La differenza sessuale garantisce la salute psichica dei figli? Non si direbbe …
Umberto Galimberti
Ora che le decisioni sono state prese e il clima su questo non è più infuocato, approfitto per tornare sul tema delle adozioni, discutendo in termini “quasi scientifici”, dal momento che la psicoanalisi a cui lei fa riferimento non è una scienza, e le neuroscienze sanno ancora troppo poco dell’anima e anche, se mi permette, del corpo.
La separazione dell’anima dal corpo è stata inaugurata da Platone per giungere a conoscenze universali e valide per tutti, a cui non era possibile pervenire se ci si fosse regolati unicamente sulle informazioni provenienti dai sensi corporei, essendo queste informazioni diverse da individuo a individuo, e nel corso della vita dello stesso individuo. Poi il Cristianesimo, con Agostino, accolse il dualismo di anima e corpo che Platone aveva inaugurato per risolvere un problema di conoscenza, e lo rigiocò in un altro scenario: quello della salvezza.
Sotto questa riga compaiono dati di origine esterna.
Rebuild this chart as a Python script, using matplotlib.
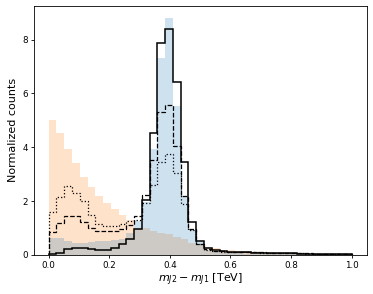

Il passo successivo ancora fu compiuto da Cartesio che, inaugurando la scienza moderna, ridusse il corpo a organismo e poi cercò di porlo in relazione all’anima ricorrendo alla ghiandola pineale.
Quando sento dire che la psicologia è ormai persuasa che esiste una relazione tra anima e corpo, dico che questa relazione è un puro gioco di parole, finché qualcuno non sarà in grado di dimostrarmi perché, se uno mi insulta (evento culturale) mi produce una vasodilatazione (evento fisiologico) . Per quanto concerne le neuroscienze, esse sono ancor meno attrezzate della psicologia per trovare l’unità di anima e corpo, perché il corpo che indagano è ancora il corpo di Cartesio, ossia l’organismo, non il corpo del mondo della vita, del tutto estraneo alle neuroscienze, e, se mi permette, in parte anche alla psicologia, eccezion fatta per la psicologia fenomenologica che da un secolo a questa parte, con Husserl, Heidegger, Iaspers, Sartre, Merleau-Ponty, Binswanger, Minkowskì, e da noi Callieri e Borgna, sta chiedendo alla psicologia di cambiare paradigma.
Ho fatto questa premessa perché lei mi parla di corpi maschili e femminili, intendendo gli organismi della donna e dell’uomo, che sono indubbiamente diversi. Ma se dall’organismo ci portiamo all’altezza del corpo, la felicità di un bimbo dipende dall’affetto che riceve, dall’attenzione che chi lo ha adottato gli dedica, dal mondo che i genitori adottivi gli creano intorno. Perché l’organismo, come tutte le cose, “è” nel mondo, mentre il nostro corpo “dischiude” un mondo, accoglie gli stimoli che da quel mondo provengono e in quel mondo si sente chiamato e impegnato. Ed è di un mondo che i bambini hanno bisogno, non di due organismi diversamente sessuati.
Per quanto poi riguarda la psicoanalisi, Lacan, che lei opportunamente cita, riformula in altro modo quello che Freud aveva già enunciato illustrando il complesso di Edipo, il cui superamento decide la buona organizzazione psichica del soggetto. Ma Freud aveva anche precisato che tale concetto era applicabile solo in Occidente, dove vige la famiglia nucleare, e non nelle altre società che Freud definisce «eso-edipiche», dove si cresce al di fuori del percorso edipico, senza per questo diventare affatto dei disadattati o dei pazzi.
Quando nelle dispute sulle adozioni gay sento dire che “ogni bambino ha diritto a un padre e a una madre”, penso: quanto siamo ancora etnocentrici, nell’assumere l’organizzazione familiare che noi occidentali ci siamo dati come l’unica in grado di garantire la salute psichica di chi viene al mondo! Salvo poi curare la depressione di giovani, che giungono persino a progettare il suicidio, pur avendo avuto una mamma e un papà.